Great observation about the number of freeway exits and the population of Pewaukee...

I'd love to know the per capita operating and capital costs of those four exits.

I'm betting if you do the math and put a train or transit label on it, suburban righties would think it's way too much to spend for a "choo-choo."

Real conservatives should balk at such insane "free-way" spending.

Anon Jim said...

Pewaukee lies to the north of what I can figure out are the 4 exits you most likely referring to (SS, G, Grandview, and 164).

Since Waukesha lies to the south of these same exits, and only an idiot would think that people do not use them to access Waukesha because of some ambiguous DOT signage, is not your claim James of them being for only 20k people misleading?

In addition how exactly do you think all of the people from Waukesha County to the north of Pewaukee and even to some extent southern Washington County access I-94 other than these exits?

As far as your chicken and the egg pondering about highways and suburban growth – please keep in mind that it is only Urbanists such as yourself James who considers free choice as to where one lives a bad thing and derogatorily refer to it as “sprawl”.

Not everyone wants to be told where they can and can not live by some bureaucratic governmental commission, and for now at least we still have the freedom not to.

SOM/BFTG

James Rowen said...

You mischaracterize, again. No one is telling people where they can live.

And you overstate this as a "freedom" issue. No one is challenging anyone's freedom, at all.

The term sprawl has been around for about half-a-century.

Ron R said...

James, you're right. Sprawl has been used for 50 years as in a derogatory manner to describe those who don't agree with the urbanists that everyone on this planet should have to live stacked on top of each other within a 3 mile radius of a major population center.

Anon Jim said...

James we fully realize the term sprawl has been around for over 50 years, since Urbanists such as yourself have been muttering about it for that long.

On the plus side, most Urbanists are in their 60's and 70's and will slowly fade away.

Regarding your claim that "No one is telling people where they can live"

You left off the trailing word 'yet', Urbanists don't have that power as of now but you sure would like to be it thru direct or indirect means. It is certainly what you are striving for after all.

SOM/BFTG

jpk said...

Anyone has a right to live in the sticks... just don't expect massive subsidies for a freeway interchange to connect each new McMansion subdivision.

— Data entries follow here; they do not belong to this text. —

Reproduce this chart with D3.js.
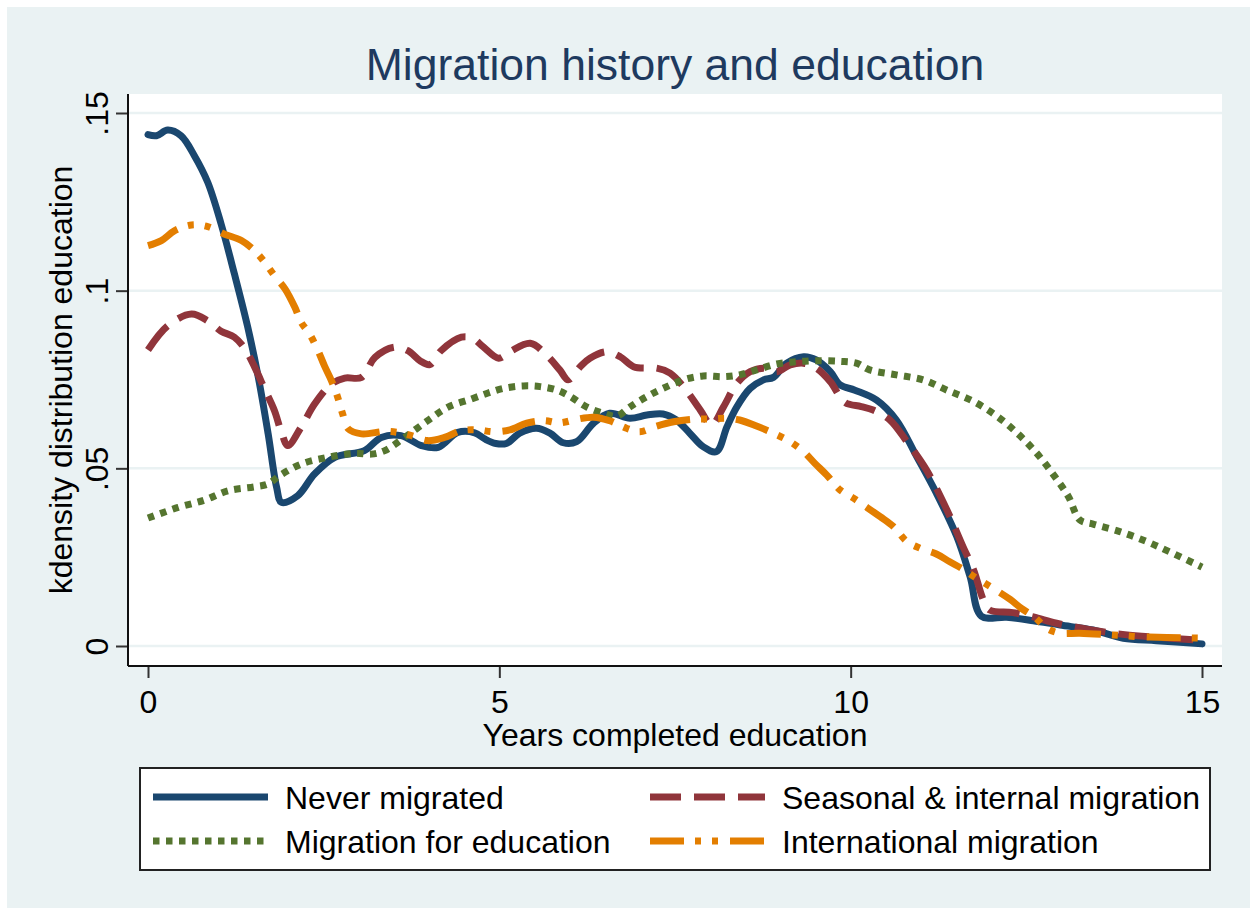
<!DOCTYPE html>
<html>
<head>
<meta charset="utf-8">
<script src="https://cdn.jsdelivr.net/npm/d3@7"></script>
<style>
  body { margin: 0; background: #fff; }
  svg { display: block; font-family: "Liberation Sans", Arial, sans-serif; }
</style>
</head>
<body>
<div id="chart"></div>
<script>
var width = 1250,
  height = 909;

// kdensity estimates: [years, density]
var neverMigrated = [[0, .1439], [0.12, .1436], [0.28, .1452], [0.47, .1436], [0.66, .138], [0.85, .1305],
  [1.04, .1188], [1.23, .1047], [1.42, .0897], [1.57, .0756], [1.71, .0597], [1.83, .0447], [1.90, .0404],
  [2.13, .0423], [2.37, .0484], [2.66, .0531], [3.08, .0550], [3.32, .0587], [3.60, .0592], [3.89, .0564],
  [4.13, .0559], [4.41, .0601], [4.65, .0600], [4.80, .0582], [4.95, .0570], [5.10, .0570], [5.29, .0599],
  [5.53, .0613], [5.72, .0599], [5.91, .0572], [6.10, .0575], [6.34, .0627], [6.57, .0655], [6.86, .0641],
  [7.10, .0650], [7.33, .0653], [7.52, .0636], [7.71, .0599], [7.90, .0561], [8.09, .0547], [8.24, .0617],
  [8.38, .0673], [8.57, .0725], [8.76, .0749], [8.90, .0756], [9.09, .0796], [9.33, .0814], [9.51, .0805],
  [9.71, .0772], [9.85, .0735], [10.06, .0720], [10.37, .0692], [10.65, .0636], [10.94, .0533], [11.22, .0430],
  [11.51, .0308], [11.70, .0195], [11.86, .0084], [12.22, .0081], [12.60, .0071], [12.98, .0059], [13.45, .0045],
  [13.88, .0022], [14.35, .0015], [15, .0006]];

var seasonalInternal = [[0, .0833], [0.28, .0901], [0.62, .0934], [0.85, .0915], [1.04, .0886], [1.23, .0869],
  [1.38, .0836], [1.52, .0784], [1.66, .0723], [1.80, .0662], [1.90, .0601], [1.99, .0564], [2.18, .0616],
  [2.37, .0681], [2.61, .0737], [2.80, .0754], [3.04, .0756], [3.23, .0812], [3.51, .0841], [3.70, .0831],
  [3.87, .0803], [4.01, .0792], [4.17, .0831], [4.46, .0869], [4.62, .0866], [4.77, .0842], [4.99, .0810],
  [5.15, .0828], [5.44, .0852], [5.67, .0819], [5.86, .0777], [5.98, .0749], [6.15, .0786], [6.29, .0810],
  [6.53, .0828], [6.72, .0814], [6.91, .0786], [7.10, .0782], [7.24, .0782], [7.43, .0768], [7.62, .0730],
  [7.86, .0664], [8.02, .0622], [8.19, .0673], [8.38, .0739], [8.57, .0772], [8.76, .0782], [8.95, .0772],
  [9.14, .0791], [9.33, .0796], [9.51, .0782], [9.71, .0744], [9.92, .0685], [10.15, .0674], [10.32, .0664],
  [10.56, .0636], [10.80, .0575], [11.08, .0495], [11.37, .0383], [11.60, .0279], [11.75, .0214], [11.89, .0129],
  [11.98, .0101], [12.31, .0094], [12.60, .0082], [12.93, .0064], [13.40, .0046], [13.90, .0032], [14.40, .0024],
  [15, .0016]];

var educationMigration = [[0, .0360], [0.43, .0390], [0.81, .0411], [1.14, .0437], [1.52, .0448], [1.71, .0456],
  [1.87, .0479], [2.18, .0512], [2.56, .0531], [2.94, .0542], [3.18, .0540], [3.37, .0550], [3.65, .0587],
  [3.98, .0634], [4.27, .0672], [4.60, .0695], [4.84, .0712], [5.06, .0725], [5.34, .0732], [5.58, .0730],
  [5.82, .0720], [6.01, .0702], [6.24, .0673], [6.48, .0655], [6.67, .0647], [6.86, .0673], [7.10, .0702],
  [7.33, .0725], [7.62, .0749], [7.90, .0760], [8.19, .0758], [8.42, .0763], [8.66, .0777], [8.95, .0794],
  [9.23, .0800], [9.51, .0803], [9.85, .0801], [10.08, .0796], [10.27, .0777], [10.65, .0763], [11.03, .0749],
  [11.37, .0720], [11.75, .0688], [12.08, .0647], [12.37, .0599], [12.65, .0542], [12.89, .0481], [13.10, .0420],
  [13.26, .0355], [13.45, .0343], [13.83, .0322], [14.21, .0294], [14.54, .0265], [15, .0222]];

var internationalMigration = [[0, .1127], [0.19, .1141], [0.38, .1169], [0.62, .1185], [0.85, .1180], [1.09, .1159],
  [1.33, .1141], [1.52, .1112], [1.66, .1080], [1.80, .1042], [1.95, .1005], [2.09, .0953], [2.18, .0911],
  [2.30, .0878], [2.42, .0831], [2.51, .0789], [2.61, .0747], [2.70, .0700], [2.77, .0653], [2.85, .0611],
  [3.04, .0597], [3.37, .0604], [3.56, .0601], [3.75, .0592], [3.98, .0578], [4.22, .0587], [4.46, .0606],
  [4.70, .0608], [4.91, .0603], [5.15, .0608], [5.39, .0627], [5.63, .0634], [5.86, .0628], [6.10, .0638],
  [6.34, .0644], [6.57, .0634], [6.81, .0613], [7.00, .0603], [7.24, .0619], [7.48, .0631], [7.76, .0638],
  [8.00, .0639], [8.24, .0641], [8.42, .0636], [8.66, .0619], [8.90, .0599], [9.14, .0575], [9.33, .0547],
  [9.49, .0514], [9.66, .0481], [9.85, .0439], [10.04, .0416], [10.18, .0397], [10.42, .0364], [10.61, .0336],
  [10.80, .0294], [10.99, .0275], [11.22, .0259], [11.41, .0237], [11.60, .0216], [11.79, .0191], [12.03, .0162],
  [12.27, .0131], [12.43, .0106], [12.62, .0081], [12.79, .0050], [12.98, .0036], [13.26, .0036], [13.74, .0031],
  [14.12, .0026], [14.50, .0024], [15, .0022]];

var seriesNames = ["Never migrated", "Seasonal & internal migration", "Migration for education", "International migration"];
var xTicks = [0, 5, 10, 15];
var yTicks = [0, .05, .1, .15];

var series = [
  { name: seriesNames[0], values: neverMigrated, color: "#1A476F", dash: null },
  { name: seriesNames[1], values: seasonalInternal, color: "#90353B", dash: "31,13" },
  { name: seriesNames[2], values: educationMigration, color: "#55752F", dash: "6.5,6.5" },
  { name: seriesNames[3], values: internationalMigration, color: "#E37E00", dash: "34,11,6,11,6,12" }
];

// plot region
var plot = { left: 128, top: 94, right: 1222, bottom: 666 };

var x = d3.scaleLinear().domain([0, 15]).range([148, 1202]);
var y = d3.scaleLinear().domain([0, .15]).range([646, 113]);

var svg = d3.select("#chart")
  .append("svg")
  .attr("width", width)
  .attr("height", height);

svg.append("rect")
  .attr("x", 7).attr("y", 7)
  .attr("width", width - 7).attr("height", height - 8)
  .attr("fill", "#EAF2F3");

svg.append("rect")
  .attr("x", plot.left).attr("y", plot.top)
  .attr("width", plot.right - plot.left).attr("height", plot.bottom - plot.top)
  .attr("fill", "#fff");

// gridlines
svg.append("g")
  .selectAll("line")
  .data(yTicks)
  .enter()
  .append("line")
  .attr("x1", plot.left).attr("x2", plot.right)
  .attr("y1", function (d) { return y(d); })
  .attr("y2", function (d) { return y(d); })
  .attr("stroke", "#EAF2F3")
  .attr("stroke-width", 2.5);

// lines
var line = d3.line()
  .x(function (d) { return x(d[0]); })
  .y(function (d) { return y(d[1]); })
  .curve(d3.curveCatmullRom.alpha(0.5));

svg.append("g")
  .selectAll("path")
  .data(series)
  .enter()
  .append("path")
  .attr("d", function (d) { return line(d.values); })
  .attr("fill", "none")
  .attr("stroke", function (d) { return d.color; })
  .attr("stroke-width", 7)
  .attr("stroke-linejoin", "round")
  .attr("stroke-linecap", function (d) { return d.dash ? "butt" : "round"; })
  .attr("stroke-dasharray", function (d) { return d.dash; });

// axes
var yAxis = svg.append("g")
  .attr("transform", "translate(" + plot.left + ",0)")
  .call(d3.axisLeft(y).tickValues(yTicks).tickSize(12)
    .tickFormat(function (d) { return d === 0 ? "0" : d3.format(".2~f")(d).replace(/^0/, ""); }));

var xAxis = svg.append("g")
  .attr("transform", "translate(0," + plot.bottom + ")")
  .call(d3.axisBottom(x).tickValues(xTicks).tickSize(12));

[xAxis, yAxis].forEach(function (a) {
  a.select(".domain").remove();
  a.selectAll(".tick line").attr("stroke", "#333").attr("stroke-width", 2);
  a.selectAll(".tick text")
    .attr("fill", "#000")
    .style("font-size", "32px")
    .style("font-family", "'Liberation Sans', Arial, sans-serif");
});

yAxis.selectAll(".tick text")
  .attr("transform", "rotate(-90)")
  .attr("x", 0)
  .attr("y", -20)
  .attr("dy", null)
  .attr("text-anchor", "middle");

xAxis.selectAll(".tick text")
  .attr("y", 47)
  .attr("dy", null);

svg.append("line")
  .attr("x1", plot.left).attr("x2", plot.left)
  .attr("y1", plot.top).attr("y2", plot.bottom)
  .attr("stroke", "#111").attr("stroke-width", 2);

svg.append("line")
  .attr("x1", plot.left).attr("x2", plot.right)
  .attr("y1", plot.bottom).attr("y2", plot.bottom)
  .attr("stroke", "#111").attr("stroke-width", 2);

// titles
svg.append("text")
  .attr("x", 675).attr("y", 80)
  .attr("text-anchor", "middle")
  .attr("fill", "#1E3A5F")
  .style("font-size", "44.5px")
  .text("Migration history and education");

svg.append("text")
  .attr("x", 675).attr("y", 746)
  .attr("text-anchor", "middle")
  .style("font-size", "32px")
  .text("Years completed education");

svg.append("text")
  .attr("transform", "translate(72,380)rotate(-90)")
  .attr("text-anchor", "middle")
  .style("font-size", "32px")
  .text("kdensity distribution education");

// legend
svg.append("rect")
  .attr("x", 140).attr("y", 768)
  .attr("width", 1070).attr("height", 102)
  .attr("fill", "#fff")
  .attr("stroke", "#222")
  .attr("stroke-width", 2);

var legendPos = [[153, 797], [650, 797], [153, 841], [650, 841]];

var item = svg.append("g")
  .selectAll("g")
  .data(series)
  .enter()
  .append("g")
  .attr("transform", function (d, i) { return "translate(" + legendPos[i][0] + "," + legendPos[i][1] + ")"; });

item.append("line")
  .attr("x1", 0).attr("x2", 115)
  .attr("stroke", function (d) { return d.color; })
  .attr("stroke-width", 7)
  .attr("stroke-dasharray", function (d) { return d.dash; });

item.append("text")
  .attr("x", 132).attr("y", 12)
  .style("font-size", "32px")
  .text(function (d) { return d.name; });
</script>
</body>
</html>
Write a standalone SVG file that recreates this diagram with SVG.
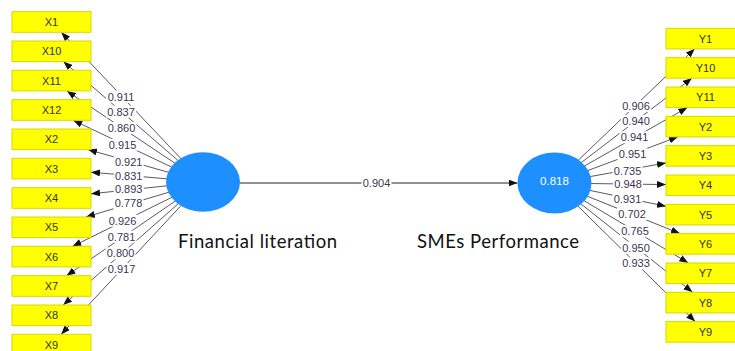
<svg xmlns="http://www.w3.org/2000/svg" width="735" height="351" viewBox="0 0 735 351">
<defs>
<marker id="ah" markerUnits="userSpaceOnUse" markerWidth="9" markerHeight="7" refX="9" refY="3.5" orient="auto">
<path d="M0,0 L9,3.5 L0,7 z" fill="#111"/>
</marker>
<style>
.ld{stroke:#5a5a5a;stroke-width:1;fill:none;marker-end:url(#ah)}
.main{stroke:#222;stroke-width:1;fill:none;marker-end:url(#ah)}
.bx{fill:#ffff00;stroke:#d8d800;stroke-width:1}
.bt{font-family:"Liberation Sans",Arial,sans-serif;font-size:11px;fill:#333;text-anchor:middle}
.lv{font-family:"Liberation Sans",Arial,sans-serif;font-size:11px;fill:#3a3550;text-anchor:middle}
.lb{fill:#fff}
.lv-el{fill:#1e8fff}
.cap{font-family:Lato,"Liberation Sans",Arial,sans-serif;font-size:18.5px;fill:#111}
</style>
</defs>
<rect width="735" height="351" fill="#fff"/>
<g id="connectors">
<line class="ld" x1="203" y1="182" x2="61.3" y2="32.3"/>
<line class="ld" x1="203" y1="182" x2="63.4" y2="61.6"/>
<line class="ld" x1="203" y1="182" x2="66.9" y2="91"/>
<line class="ld" x1="203" y1="182" x2="73.2" y2="120.3"/>
<line class="ld" x1="203" y1="182" x2="88" y2="149.6"/>
<line class="ld" x1="203" y1="182" x2="91" y2="172.2"/>
<line class="ld" x1="203" y1="182" x2="91" y2="193.8"/>
<line class="ld" x1="203" y1="182" x2="85.9" y2="217"/>
<line class="ld" x1="203" y1="182" x2="72.4" y2="246.4"/>
<line class="ld" x1="203" y1="182" x2="66.5" y2="275.7"/>
<line class="ld" x1="203" y1="182" x2="63.2" y2="305"/>
<line class="ld" x1="203" y1="182" x2="61.1" y2="334.4"/>
<line class="main" x1="240" y1="183" x2="517.5" y2="183"/>
<line class="ld" x1="554.5" y1="183" x2="694.7" y2="48.8"/>
<line class="ld" x1="554.5" y1="183" x2="692" y2="78.1"/>
<line class="ld" x1="554.5" y1="183" x2="687.4" y2="107.5"/>
<line class="ld" x1="554.5" y1="183" x2="678" y2="136.8"/>
<line class="ld" x1="554.5" y1="183" x2="666" y2="162.9"/>
<line class="ld" x1="554.5" y1="183" x2="666" y2="184.6"/>
<line class="ld" x1="554.5" y1="183" x2="666" y2="206.3"/>
<line class="ld" x1="554.5" y1="183" x2="679.9" y2="233.5"/>
<line class="ld" x1="554.5" y1="183" x2="688.3" y2="262.9"/>
<line class="ld" x1="554.5" y1="183" x2="692.5" y2="292.2"/>
<line class="ld" x1="554.5" y1="183" x2="695.1" y2="321.5"/>
</g>
<g id="FL">
<ellipse class="lv-el" cx="203" cy="182" rx="37" ry="29.7"/>
<text class="cap" x="178" y="248" textLength="159">Financial literation</text>
</g>
<g id="SP">
<ellipse class="lv-el" cx="554.5" cy="183" rx="37" ry="30.5"/>
<text x="554.5" y="185" font-family="Liberation Sans, Arial, sans-serif" font-size="11.5" fill="#fff" text-anchor="middle">0.818</text>
<text class="cap" x="417" y="248" textLength="162">SMEs Performance</text>
</g>
<g id="X1"><rect class="bx" x="12" y="11.7" width="79" height="20.6"/><text class="bt" x="51.5" y="26">X1</text></g>
<g id="X10"><rect class="bx" x="12" y="41" width="79" height="20.6"/><text class="bt" x="51.5" y="55.3">X10</text></g>
<g id="X11"><rect class="bx" x="12" y="70.3" width="79" height="20.6"/><text class="bt" x="51.5" y="84.6">X11</text></g>
<g id="X12"><rect class="bx" x="12" y="99.7" width="79" height="20.6"/><text class="bt" x="51.5" y="114">X12</text></g>
<g id="X2"><rect class="bx" x="12" y="129" width="79" height="20.6"/><text class="bt" x="51.5" y="143.3">X2</text></g>
<g id="X3"><rect class="bx" x="12" y="158.3" width="79" height="20.6"/><text class="bt" x="51.5" y="172.6">X3</text></g>
<g id="X4"><rect class="bx" x="12" y="187.7" width="79" height="20.6"/><text class="bt" x="51.5" y="202">X4</text></g>
<g id="X5"><rect class="bx" x="12" y="217" width="79" height="20.6"/><text class="bt" x="51.5" y="231.3">X5</text></g>
<g id="X6"><rect class="bx" x="12" y="246.3" width="79" height="20.6"/><text class="bt" x="51.5" y="260.6">X6</text></g>
<g id="X7"><rect class="bx" x="12" y="275.7" width="79" height="20.6"/><text class="bt" x="51.5" y="290">X7</text></g>
<g id="X8"><rect class="bx" x="12" y="305" width="79" height="20.6"/><text class="bt" x="51.5" y="319.3">X8</text></g>
<g id="X9"><rect class="bx" x="12" y="334.3" width="79" height="20.6"/><text class="bt" x="51.5" y="348.6">X9</text></g>
<g id="Y1"><rect class="bx" x="666" y="28.3" width="79" height="20.6"/><text class="bt" x="705.5" y="42.6">Y1</text></g>
<g id="Y10"><rect class="bx" x="666" y="57.6" width="79" height="20.6"/><text class="bt" x="705.5" y="71.9">Y10</text></g>
<g id="Y11"><rect class="bx" x="666" y="87" width="79" height="20.6"/><text class="bt" x="705.5" y="101.3">Y11</text></g>
<g id="Y2"><rect class="bx" x="666" y="116.3" width="79" height="20.6"/><text class="bt" x="705.5" y="130.6">Y2</text></g>
<g id="Y3"><rect class="bx" x="666" y="145.6" width="79" height="20.6"/><text class="bt" x="705.5" y="159.9">Y3</text></g>
<g id="Y4"><rect class="bx" x="666" y="175" width="79" height="20.6"/><text class="bt" x="705.5" y="189.3">Y4</text></g>
<g id="Y5"><rect class="bx" x="666" y="204.3" width="79" height="20.6"/><text class="bt" x="705.5" y="218.6">Y5</text></g>
<g id="Y6"><rect class="bx" x="666" y="233.6" width="79" height="20.6"/><text class="bt" x="705.5" y="247.9">Y6</text></g>
<g id="Y7"><rect class="bx" x="666" y="263" width="79" height="20.6"/><text class="bt" x="705.5" y="277.3">Y7</text></g>
<g id="Y8"><rect class="bx" x="666" y="292.3" width="79" height="20.6"/><text class="bt" x="705.5" y="306.6">Y8</text></g>
<g id="Y9"><rect class="bx" x="666" y="321.6" width="79" height="20.6"/><text class="bt" x="705.5" y="335.9">Y9</text></g>
<g id="connector-labels">
<rect class="lb" x="106" y="90.7" width="30" height="12"/><text class="lv" x="121" y="100.7">0.911</text>
<rect class="lb" x="106" y="105.7" width="30" height="12"/><text class="lv" x="121" y="115.7">0.837</text>
<rect class="lb" x="106.5" y="122" width="30" height="12"/><text class="lv" x="121.5" y="132">0.860</text>
<rect class="lb" x="107.5" y="138.7" width="30" height="12"/><text class="lv" x="122.5" y="148.7">0.915</text>
<rect class="lb" x="113.7" y="156.3" width="30" height="12"/><text class="lv" x="128.7" y="166.3">0.921</text>
<rect class="lb" x="113.7" y="170" width="30" height="12"/><text class="lv" x="128.7" y="180">0.831</text>
<rect class="lb" x="113.7" y="183.3" width="30" height="12"/><text class="lv" x="128.7" y="193.3">0.893</text>
<rect class="lb" x="113.5" y="197.3" width="30" height="12"/><text class="lv" x="128.5" y="207.3">0.778</text>
<rect class="lb" x="107.5" y="214.7" width="30" height="12"/><text class="lv" x="122.5" y="224.7">0.926</text>
<rect class="lb" x="106.5" y="230.7" width="30" height="12"/><text class="lv" x="121.5" y="240.7">0.781</text>
<rect class="lb" x="105.5" y="247.3" width="30" height="12"/><text class="lv" x="120.5" y="257.3">0.800</text>
<rect class="lb" x="106.5" y="263" width="30" height="12"/><text class="lv" x="121.5" y="273">0.917</text>
<rect class="lb" x="361.5" y="177" width="30" height="12"/><text class="lv" x="376.5" y="187">0.904</text>
<rect class="lb" x="621" y="100" width="30" height="12"/><text class="lv" x="636" y="110">0.906</text>
<rect class="lb" x="621" y="115" width="30" height="12"/><text class="lv" x="636" y="125">0.940</text>
<rect class="lb" x="619.5" y="131.3" width="30" height="12"/><text class="lv" x="634.5" y="141.3">0.941</text>
<rect class="lb" x="617.5" y="148.3" width="30" height="12"/><text class="lv" x="632.5" y="158.3">0.951</text>
<rect class="lb" x="612.5" y="165" width="30" height="12"/><text class="lv" x="627.5" y="175">0.735</text>
<rect class="lb" x="613" y="178.3" width="30" height="12"/><text class="lv" x="628" y="188.3">0.948</text>
<rect class="lb" x="612.5" y="193" width="30" height="12"/><text class="lv" x="627.5" y="203">0.931</text>
<rect class="lb" x="617" y="208" width="30" height="12"/><text class="lv" x="632" y="218">0.702</text>
<rect class="lb" x="620" y="225.3" width="30" height="12"/><text class="lv" x="635" y="235.3">0.765</text>
<rect class="lb" x="621" y="241.7" width="30" height="12"/><text class="lv" x="636" y="251.7">0.950</text>
<rect class="lb" x="621" y="257.3" width="30" height="12"/><text class="lv" x="636" y="267.3">0.933</text>
</g>
</svg>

Remember that conservatives are supposed to be the economically sane guys.

Sprawl don't make sense from an economic efficiency perspective.

To see what real rational choice economists think, read a book called Sprawl Costs by Burchell et al.

James Rowen said...

To Anon Jin: You probably missed the Brookings finding, with data showing a resurgence of cities at the expense of suburbs.

http://thepoliticalenvironment.blogspot.com/2010/05/white-flight-from-suburbia-to-cities.html

Anon Jim said...

James - you seem to get from articles only that which you want to, and have a blind eye to that which you don't.

You gleam from your linked article that your beloved cities are resurging.

A resurgence fueled supposedly with higher income younger whites migrating in from the suburbs.

You miss many salient points here. Once those whites (a diminishing demographic) start marrying and having kids - do you actually think they are all going to stay in your urban paradises or are many of them going to move back out the suburbs? Just like their parents did.

And countering the inflow is the outflow of minorities (a growing demographic) to the suburbs.

I wait with relish for the day when the race card is used against Urbanists for their anti-suburb viewpoints.

SOM/BFTG

Anonymous said...

AnonJim, you again ignore the question: why should anyone be forced to pay for all these highway ramps? You want the freedom to live out in the boonies, do it on your own dime.